How to decide without wasting money
Start with an honest assessment of the core. If the block, crank, heads, and rotating assembly have heavy damage, do not force a rebuild just because it sounds cheaper. Get realistic about the machine work and hard parts required.
Next, look at vehicle value and service life. If the car or truck is otherwise solid and worth keeping, a quality replacement engine can be the smartest money you spend on it. If the unit serves a commercial purpose, reducing downtime may matter more than squeezing every last dollar out of the repair strategy.
Then compare actual delivered options, not rough verbal estimates. Ask what is included, what machining has been done, what parts are new, what the core requirement is, and how quickly the engine can ship. A lower advertised price means very little if it excludes critical components or delays the job.
For hard-to-find applications, the best move is often working with a supplier that can source or build to the exact platform rather than hoping a local shop can patch together a solution from limited inventory. That is where a specialized supplier like United Engine can make the replacement route much more practical, especially when buyers need broad coverage, rebuildable core exchange pricing, and direct expert support.
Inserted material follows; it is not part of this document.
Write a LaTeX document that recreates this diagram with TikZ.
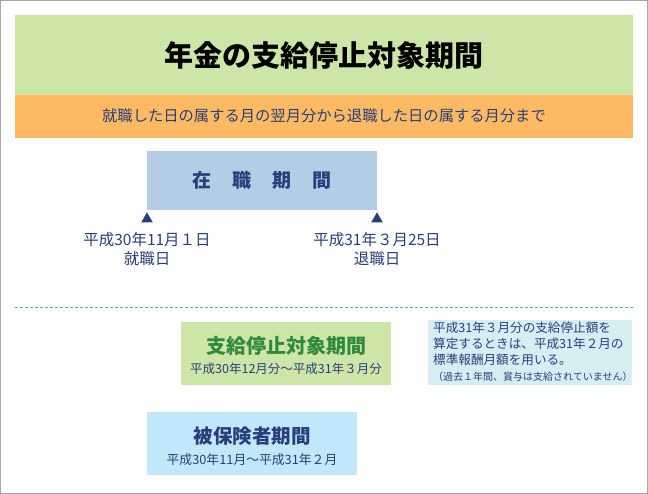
\documentclass[tikz,border=0pt]{standalone}
\usepackage{fontspec}
\setmainfont{Noto Sans CJK JP}
\definecolor{navy}{HTML}{2A3F7A}
\definecolor{lgreen}{HTML}{CDE6A8}
\definecolor{orng}{HTML}{FDBA63}
\definecolor{lblue}{HTML}{B4CCE6}
\definecolor{cyanbox}{HTML}{D6EEF2}
\definecolor{skyb}{HTML}{C0E7FA}
\definecolor{dgreen}{HTML}{2F8A3C}
\definecolor{dashc}{HTML}{5AA7D8}
\tikzset{band/.style={inner sep=0pt,outer sep=0pt},
 lbl/.style={text=navy,font=\fontsize{15.5}{19}\selectfont,align=center,inner sep=0pt},
 tri/.style={fill=navy,isosceles triangle,isosceles triangle apex angle=60,shape border rotate=90,inner sep=0pt,minimum height=10pt,draw=none}}
\usetikzlibrary{shapes.geometric}
\begin{document}
\begin{tikzpicture}[x=1pt,y=-1pt]
\useasboundingbox (0,0) rectangle (648,494);
\draw[gray!70,line width=0.8pt] (0.5,0.5) rectangle (647.5,493.5);
\fill[lgreen] (15,15) rectangle (633,95);
\node[band,font=\fontsize{29}{32}\selectfont\bfseries] (title) at (324,55) {年金の支給停止対象期間};
\fill[orng] (15,95) rectangle (633,138);
\node[band,text=navy,font=\fontsize{15.3}{17}\selectfont] (sub) at (324,116) {就職した日の属する月の翌月分から退職した日の属する月分まで};
\node[fill=lblue,minimum width=230pt,minimum height=59pt,inner sep=0pt,text=navy,font=\fontsize{19}{21}\selectfont\bfseries] (work) at (262,180.5) {在\hspace{1.1em}職\hspace{1.1em}期\hspace{1.1em}間};
\node[tri] (t1) at (147,219) {};
\node[tri] (t2) at (377,219) {};
\node[lbl,anchor=north] (d1) at (147,232) {平成30年11月１日\\就職日};
\node[lbl,anchor=north] (d2) at (377,232) {平成31年３月25日\\退職日};
\draw[dashc,dashed,dash pattern=on 3pt off 2pt] (15,307) -- (633,307);
\node[fill=lgreen,minimum width=210pt,minimum height=63pt,inner sep=0pt] (stop) at (286,353.5) {};
\node[band,text=dgreen,font=\fontsize{20}{22}\selectfont\bfseries] (stopt) at (286,346) {支給停止対象期間};
\node[lbl,font=\fontsize{12.5}{14}\selectfont] (stops) at (286,369) {平成30年12月分～平成31年３月分};
\node[fill=cyanbox,minimum width=204pt,minimum height=65pt,inner sep=0pt] (note) at (530,352.5) {};
\node[lbl,align=left,anchor=north west,font=\fontsize{12.6}{16}\selectfont] (notet) at (433,322) {平成31年３月分の支給停止額を\\算定するときは、平成31年２月の\\標準報酬月額を用いる。\\{\fontsize{10}{16}\selectfont（過去１年間、賞与は支給されていません）}};
\node[fill=skyb,minimum width=210pt,minimum height=63pt,inner sep=0pt] (ins) at (252,443.5) {};
\node[band,text=navy,font=\fontsize{19.5}{22}\selectfont\bfseries] (inst) at (252,436) {被保険者期間};
\node[lbl,font=\fontsize{12.8}{14}\selectfont] (inss) at (252,460) {平成30年11月～平成31年２月};
\end{tikzpicture}
\end{document}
The wrong choice usually starts with the wrong assumption
Many buyers assume rebuilding is always cheaper, or that replacement is only for catastrophic failure. Neither is true across the board. A clean, rebuildable core with modest wear may justify rebuilding. A heavily damaged engine with urgent service needs usually points toward replacement. And in the middle, there is a large gray area where the right answer depends on parts availability, labor cost, and how much risk you are willing to accept once teardown begins.
The smartest buyers do not ask which option sounds better in theory. They ask which option gets them a dependable engine, at a clear price, with the least chance of doing the job twice.
If your engine has reached the point where reliability is already gone, the best next step is the one that gives you a solid fit, a realistic cost, and the fastest path back to work.